Se le ocurrió cantar con artistas de otras generaciones y nadie resistió la invitación. Esos celebrados "Duets" (grabados en el mismo estudio o desde lugares distantes gracias a la tecnología) lo mostraron al lado de Barbra Streisand, Bono, Liza Minnelli, Luis Miguel, Aretha Franklin o Tony Bennett. Y se adueñó otra vez de todos los aplausos.
Después fue espaciando sus apariciones: había llegado la hora del reposo. Hacía tiempo que permanecía cómodo y orgulloso en su papel de gloria viviente, al lado de su cuarta esposa, Barbara, con la que puso un poco de sosiego en su agitada vida amorosa.
El viejo muchacho que llegó de Hoboken y comenzó a construir su leyenda en 1939 junto a la orquesta de Harry James podía escuchar ahora en otras voces aquellas viejas melodías que él dejó indeleblemente marcadas con su decir único.
El juego ya no podía tentarlo, quizás porque no tenía nada más que apostar, porque estaba de vuelta de todos los casinos y conocía todos los naipes. Ya no tenía batallas que ganar ni había eclipses posibles para él.
Ni siquiera este último, inevitable. La voz se ha apagado, es cierto, pero no habrá silencios. Todos -o casi todos- llevamos una canción de Sinatra en el corazón.
Figura de celuloide
La carrera cinematográfica de Sinatra comenzó en 1945 con "Leven anclas", primera de una serie de livianas comedias musicales que continuó con "Sucedió en mi tierra", "Me besó un bandido" y "Un día en Nueva York", la primera y la última coprotagonizadas por Gene Kelly.
En 1952, fue convocado para un papel alejado del canto que lo consagró como dúctil actor dramático. Su personaje de Maggio en "De aquí a la eternidad" (1953, Fred Zinnemann) le hizo ganar su primer Oscar (como mejor actor de reparto) y le abrió las puertas de una carrera más comprometida, que tuvo su cima en 1957 con "El hombre del brazo de oro", dirigido por Otto Preminger.
En los años siguientes regresó al cine musical con "Ellos y ellas" (1955), con Marlon Brando, "Alta sociedad" (1957), junto a Grace Kelly, Bing Crosby y Louis Armstrong, y "Sus dos cariños" (1958), con Rita Hayworth y Kim Novak.
En esa década se consolidó como actor dramático, caracterizando retratos de la farándula ("La máscara del dolor") o de la violencia ("Conciencias negras").
También paseó su personalidad por el drama histórico ("Orgullo y pasión") y las historias de guerra ("Hasta que volvamos a amarnos", "Cuando hierve la sangre").

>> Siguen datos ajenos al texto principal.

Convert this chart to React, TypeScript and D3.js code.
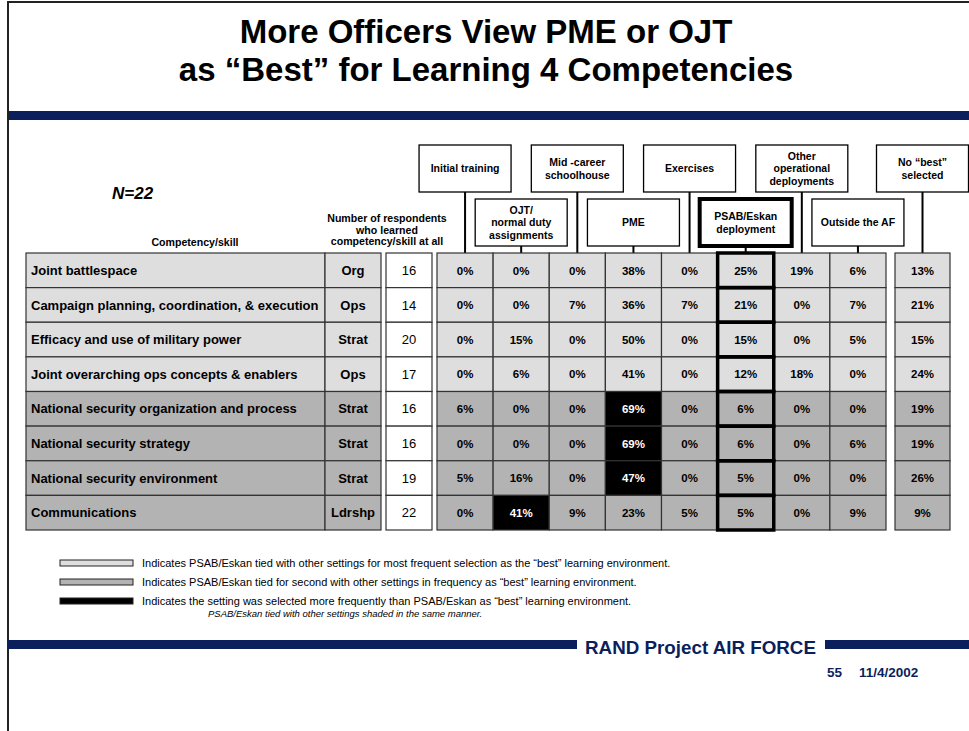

Durante los años 60 intervino en brillantes comedias ("Can-Can"), sólidos dramas ("El diablo a las cuatro") o relatos de connotaciones políticas ("El embajador del miedo") donde mostró versatilidad y madurez.
La serie de films en los que encarnó, a fines de los 60, al detective Tony Rome (además del film homónimo rodó "El investigador" y "La dama en cemento") le brindó respaldo de público, pero lo alejó de sus papeles más exigentes.
Tras anunciar su retiro (luego desmentido) en 1971, retaceó aún más sus apariciones en el cine y sólo se limitó a aportes en "Erase una vez en Hollywood" (1974) y "Los locos del Cannonball" (1984).
Su último papel protagónico fue en "The first deadly sins" (1980), como un policía que persigue a un psicópata.
En 1992, Sinatra avaló una miniserie televisiva sobre su vida producida por su hija Tina, protagonizada por Philip Crasnoff.